Putting together a Thai menu for dinner party
hi there! I'd like to create a thai menu (buffet) for a dinner party, and could use your advice and suggestions on must have dishes, recipe sources, etc. Here are a few things you prob need to know:
-1/2 the guests are vegetarian
-No beef, but chicken and shrimp are just fine
-we all have high tolerance for spice and heat so no worries there
-i would love to include a fresh, cooling thai salad
-no need for dessert recipes as i already plan to buy a dessert
Thanks so much in advance!
Take a few minutes and head over to: importfoods.com A complete listing of Thai recipes complete with street vendor videos showing how simple it is to create true Thai recipes.... A couple of suggestions ... start off with fresh spring rolls with a hot/sour/sweet dipping sauce... move on to chicken/green curry soup ... and finish with a shrimp/Thai chile stir fry with sweet rice on the side.
For a big dinner, Thai people are very careful about balancing the flavors. Hot, sweet, sour, bitter/salty, so keep that in mind. Som Tam is the obvious salad to make. Assuming you can get the ingredients, it's relatively easy to make, although every som tam lady on the streets of Bangkok has her own little variations. If you did want to make dessert, mango and sticky rice is easy and delicious!

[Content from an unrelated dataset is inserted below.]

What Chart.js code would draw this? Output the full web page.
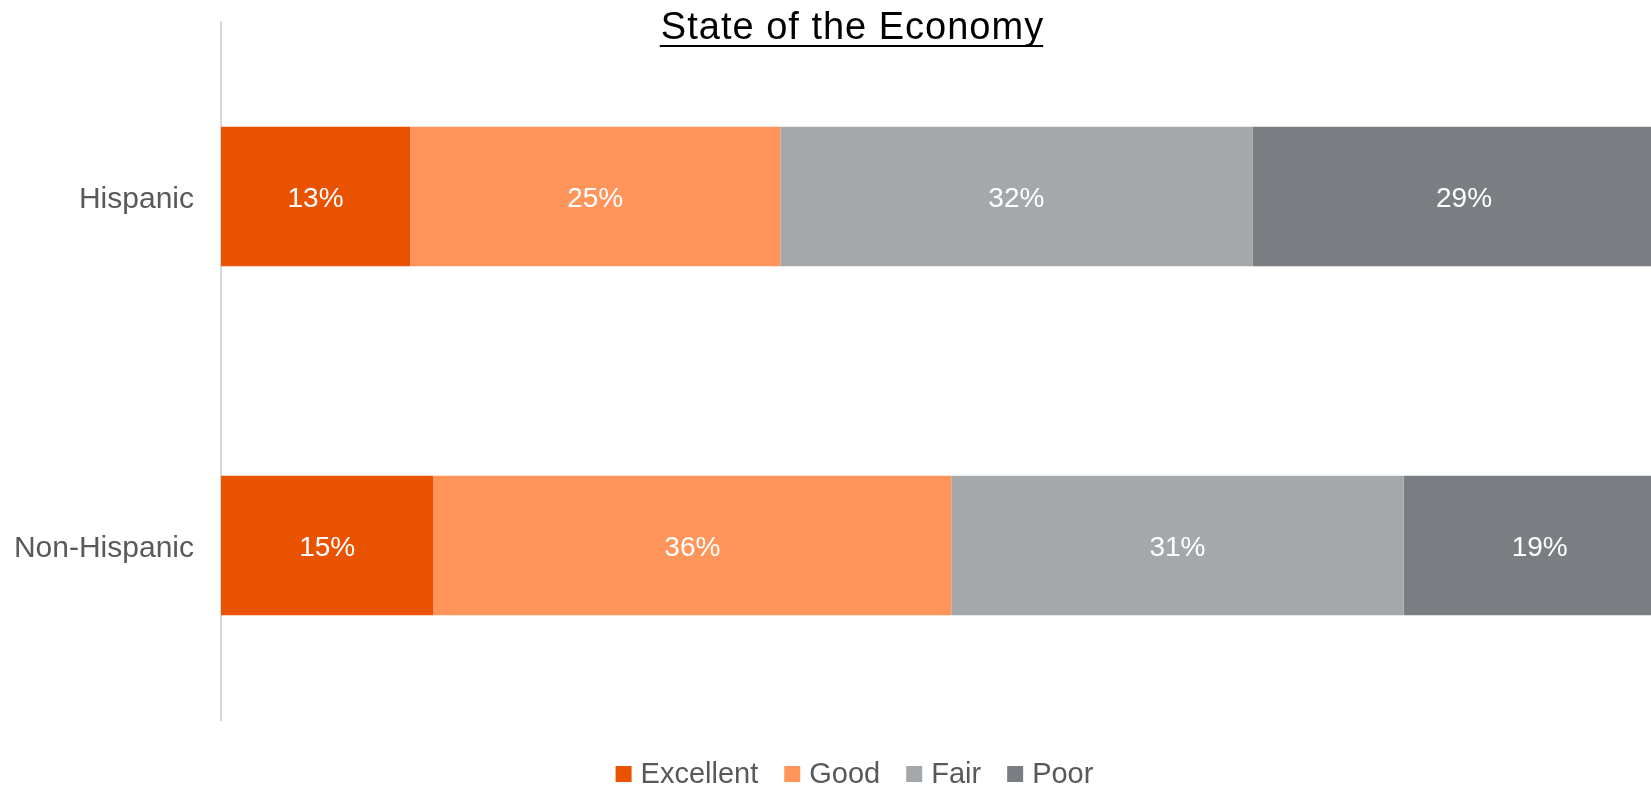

For an appetizer, my local Thai place makes shrimp bikinis, which are shrimp with a slice of pickled ginger laid along it, rolled up in a very thin egg roll wrapper and fried. I've been thinking I may experiment with this at home, in the oven, for a healthier version. You may want to play around with it. Seems like something you could assemble ahead of time and pop in the oven when people arrive.
I make this Thai crunch salad that is a copycat of the California Pizza Kitchen one: http://www.imdb.com/title/tt0970866/
It is amazingly good! I call it my "candy salad."
It takes a while to put together the two dressings, because there are so many ingredients, but it is soooooo good. I have sub'd crunchy chow mein noodles when I couldn't find wontons to fry, and I leave off the little white rice sticks because I can't get them to fry right (plus, I don't need all that fry on my waistline).
If you don't make pad thai, some of your guests may be a bit disappointed. Here's the site I used to learn how to make it:
It's very easy to make, but some things can go wrong (e.g., overcooked or undercooked noodles), so it's worth a test run.